Baseball in the modern age is really the marriage of two games: the game played on the field, and the big data game played out behind the scenes. The sport has undergone a sea change in recent years as teams, players and fans have gained access to billions of data points that have permanently altered the way teams are built, the way the game is played, and the ways the public consumes the sport. Two elements of big data, in particular, have played especially key roles in the changing landscape of professional baseball: sabermetrics and Statcast.
SABERMETRICS: NOT YOUR FATHER’S STATS
Sabermetrics is the application of advanced statistical analysis to baseball teams, players and outcomes, and the practice has become standard for all 30 major league organizations. Baseball is unique in that large sample sizes (each team plays 162 games in a season, and players often have long careers relative to other sports) of data are available for analysis, and the traditional ways of measuring player performance (stats like Batting Average and On-Base Percentage, which are fairly straightforward, even for casual fans) have been overtaken by stats like Weighted Runs Created (wRC+), Wins Above Replacement (WAR) and Expected Fielding-Independent Pitching (xFIP) . The goal of many of these statistics is to strip out the effects of randomness and “luck” on the performance of individual players, and to determine which metrics, in particular, will best predict future performance. 
None of this in-depth analysis would be possible without the collection and organization of massive amounts of data, tracked on a pitch-by-pitch and play-by-play basis so that randomness and key contextual elements (e.g. the park the game is being played in, or the quality of the competition) can be accounted for in the analysis.  The strengths and weaknesses of individual players and decisions can be determined with much more certainty, and the result has been a seismic shift in the ways teams value individual players, the ways managers approach in-game situations and personnel usage, and even in the voting for awards like MVP (Most Valuable Player) and Cy Young (awarded to the best pitcher in each league).
STATCAST: DAMN, THAT’S FUTURISTIC
Statcast is a natural extension of Major League Baseball’s newfound obsession with data and sabermetrics. MLB purchased a technology called Trackman (which is based on Doppler radar, and was originally used to track golf swings), and installed it in its stadiums to track both baseballs and players.  Used in conjunction with PitchF/X (which tracks individual pitches) and HitF/X (which tracks batted balls), the Statcast system suddenly made available an entirely new world of data. Now, for the first time, teams could get at the root causes of performance trends, and capture with hard data what the naked eye could only guess at.
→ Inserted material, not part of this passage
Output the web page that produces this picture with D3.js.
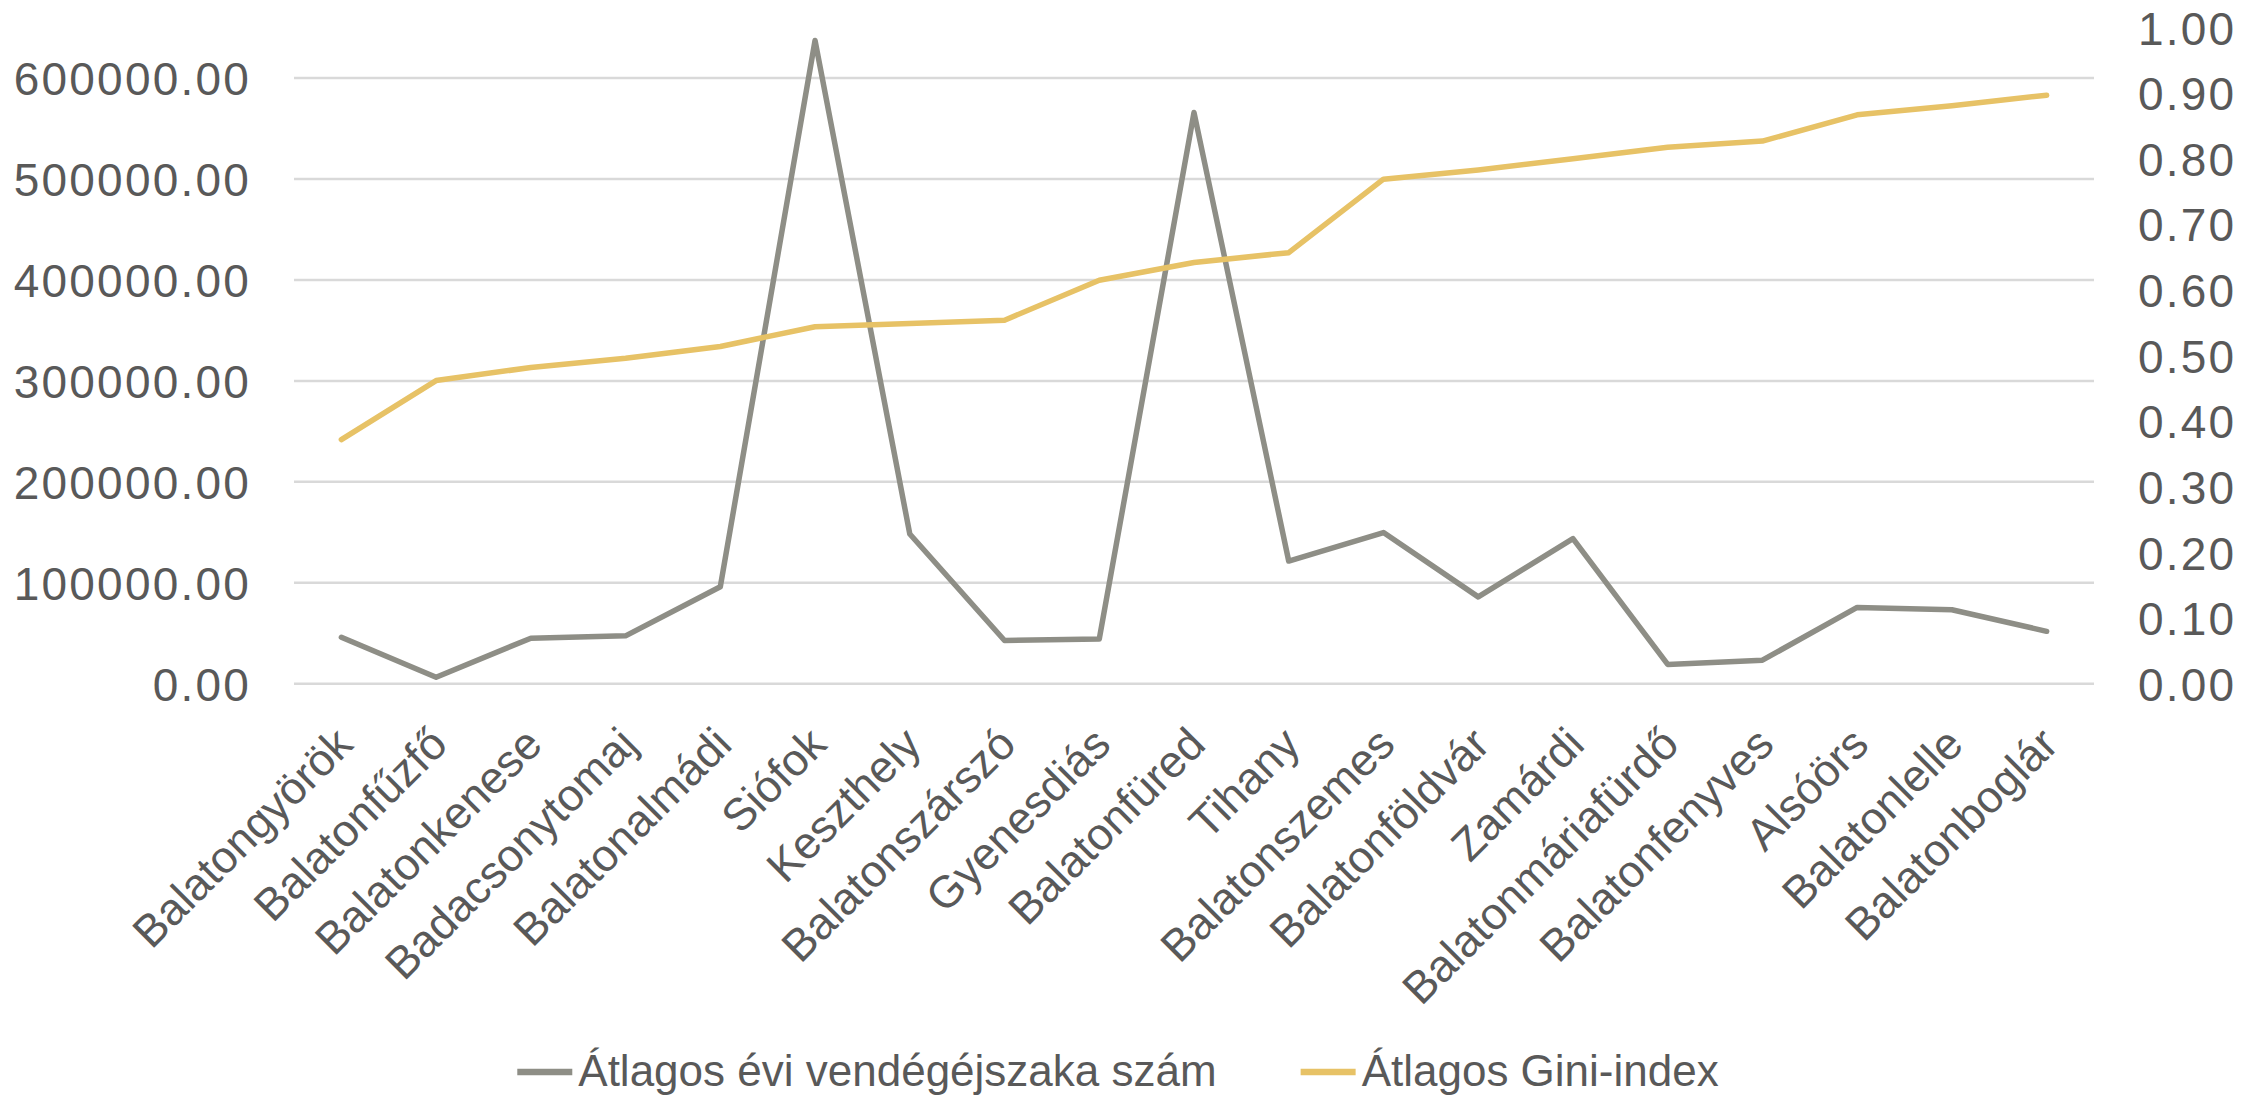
<!DOCTYPE html>
<html>
<head>
<meta charset="utf-8">
<script src="https://cdn.jsdelivr.net/npm/d3@7"></script>
<style>
  body { margin: 0; background: #fff; }
  svg text { font-family: "Liberation Sans", Arial, sans-serif; fill: #595959; }
</style>
</head>
<body>
<div id="main"></div>
<script>
var width = 2261,
    height = 1097;

// telepulesek
var categories = ["Balatongyörök", "Balatonfűzfő", "Balatonkenese", "Badacsonytomaj", "Balatonalmádi",
  "Siófok", "Keszthely", "Balatonszárszó", "Gyenesdiás", "Balatonfüred", "Tihany", "Balatonszemes",
  "Balatonföldvár", "Zamárdi", "Balatonmáriafürdő", "Balatonfenyves", "Alsóörs", "Balatonlelle", "Balatonboglár"];

var vendegejszaka = [46000, 6400, 45100, 47400, 96000, 637300, 148300, 42800, 44200, 565900,
  121500, 149700, 86000, 143700, 19100, 23300, 75600, 73300, 51900];

var gini = [0.372, 0.462, 0.482, 0.496, 0.514, 0.544, 0.549, 0.554, 0.615, 0.642,
  0.657, 0.769, 0.783, 0.800, 0.8175, 0.827, 0.867, 0.881, 0.897];

var leftTicks = [0, 100000, 200000, 300000, 400000, 500000, 600000];
var rightTicks = [0, 0.1, 0.2, 0.3, 0.4, 0.5, 0.6, 0.7, 0.8, 0.9, 1.0];

var seriesNames = ["Átlagos évi vendégéjszaka szám", "Átlagos Gini-index"];
var colors = ["#8e8e86", "#e7c266"];

var plotLeft = 294, plotRight = 2094, plotTop = 27.6, plotBottom = 683.7;

var x = d3.scalePoint()
  .domain(categories)
  .range([plotLeft, plotRight])
  .padding(0.5);

var yLeft = d3.scaleLinear().domain([0, 650000]).range([plotBottom, plotTop]);
var yRight = d3.scaleLinear().domain([0, 1]).range([plotBottom, plotTop]);

var svg = d3.select("#main").append("svg")
  .attr("width", width)
  .attr("height", height);

// gridlines (left axis)
svg.append("g").selectAll("line")
  .data(leftTicks)
  .enter().append("line")
  .attr("x1", plotLeft)
  .attr("x2", plotRight)
  .attr("y1", function (d) { return yLeft(d); })
  .attr("y2", function (d) { return yLeft(d); })
  .attr("stroke", "#d9d9d9")
  .attr("stroke-width", 2.5);

// left axis
var leftAxis = svg.append("g")
  .attr("transform", "translate(" + (plotLeft - 43) + ",0)")
  .call(d3.axisLeft(yLeft).tickValues(leftTicks).tickFormat(d3.format(".2f")).tickSize(0).tickPadding(0));
leftAxis.select(".domain").remove();
leftAxis.selectAll("text")
  .attr("font-size", 46)
  .attr("letter-spacing", 2.2)
  .attr("dy", "0.36em")
  .attr("fill", "#595959");

// right axis
var rightAxis = svg.append("g")
  .attr("transform", "translate(" + (plotRight + 44) + ",0)")
  .call(d3.axisRight(yRight).tickValues(rightTicks).tickFormat(d3.format(".2f")).tickSize(0).tickPadding(0));
rightAxis.select(".domain").remove();
rightAxis.selectAll("text")
  .attr("font-size", 46)
  .attr("letter-spacing", 2.2)
  .attr("dy", "0.36em")
  .attr("fill", "#595959");

// category labels, rotated
var catAxis = svg.append("g")
  .attr("transform", "translate(0," + plotBottom + ")")
  .call(d3.axisBottom(x).tickSize(0).tickPadding(0));
catAxis.select(".domain").remove();
catAxis.selectAll("text")
  .attr("font-size", 45)
  .attr("fill", "#595959")
  .attr("text-anchor", "end")
  .attr("y", 0)
  .attr("dy", "0.35em")
  .attr("transform", "translate(2,52) rotate(-45)");

// lines
var lineLeft = d3.line()
  .x(function (d, i) { return x(categories[i]); })
  .y(function (d) { return yLeft(d); });
var lineRight = d3.line()
  .x(function (d, i) { return x(categories[i]); })
  .y(function (d) { return yRight(d); });

svg.append("path")
  .datum(vendegejszaka)
  .attr("d", lineLeft)
  .attr("fill", "none")
  .attr("stroke", colors[0])
  .attr("stroke-width", 5.5)
  .attr("stroke-linejoin", "round")
  .attr("stroke-linecap", "round");

svg.append("path")
  .datum(gini)
  .attr("d", lineRight)
  .attr("fill", "none")
  .attr("stroke", colors[1])
  .attr("stroke-width", 5.5)
  .attr("stroke-linejoin", "round")
  .attr("stroke-linecap", "round");

// legend
var legend = svg.append("g");
var swatchW = 55, swatchGap = 6, itemGap = 84, legendY = 1086;
var items = legend.selectAll("g")
  .data(seriesNames)
  .enter().append("g");
items.append("line")
  .attr("x1", 0).attr("x2", swatchW)
  .attr("y1", -14).attr("y2", -14)
  .attr("stroke", function (d, i) { return colors[i]; })
  .attr("stroke-width", 6.5);
items.append("text")
  .attr("x", swatchW + swatchGap)
  .attr("y", 0)
  .attr("font-size", 44)
  .attr("fill", "#595959")
  .text(function (d) { return d; });

var widths = [];
items.each(function () { widths.push(this.getBBox().width); });
var total = d3.sum(widths) + itemGap;
var cx = 1118 - total / 2;
items.attr("transform", function (d, i) {
  var xx = cx;
  for (var k = 0; k < i; k++) xx += widths[k] + itemGap;
  return "translate(" + xx + "," + legendY + ")";
});
</script>
</body>
</html>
Every baseball fan knows, for example, that Los Angeles Dodgers pitcher Kenley Jansen has a nasty “cutter” (a certain type of pitch); but with Statcast and PitchF/X, we know that the reason his cutter is so filthy is that it spins at a rate of 2,555 RPM, nearly 17% faster than the league average of 2,185 RPM on that pitch type.  Teams can create “heat maps” for individual batters to see where their “hot” and “cold” zones are, and they can pitch to opposing players accordingly, trying to exploit a weakness they found through analyzing that player’s data.  To grade defenders, teams can look at the Statcast data to determine how quick an outfielder reacted was to a batted ball (“first step”) and how efficient a route they took to track down that ball (“route efficiency”). Statcast has even made its way to television broadcasts, giving fans a taste of the data’s bounty with graphics showing the speed of a ball off the bat (“exit velocity”) or the specific amount of vertical and horizontal movement on a given pitch.
Baseball’s big data revolution is still in its infancy, and with 2015 as the first full season with Statcast in all 30 MLB parks, teams and analysts have barely scratched the surface of what will be possible to learn from the data.  Next time you flip to a baseball game on TV, take a moment to think about what’s happening behind the scenes; teams of analysts poring over every pitch and wrinkle of the game, looking for the next edge, the next market inefficiency to exploit. The quality of the game and the competition will only continue to improve as teams and players use data to improve their own skills and identify weaknesses in their opponents, and we can all thank technology and big data for making it happen.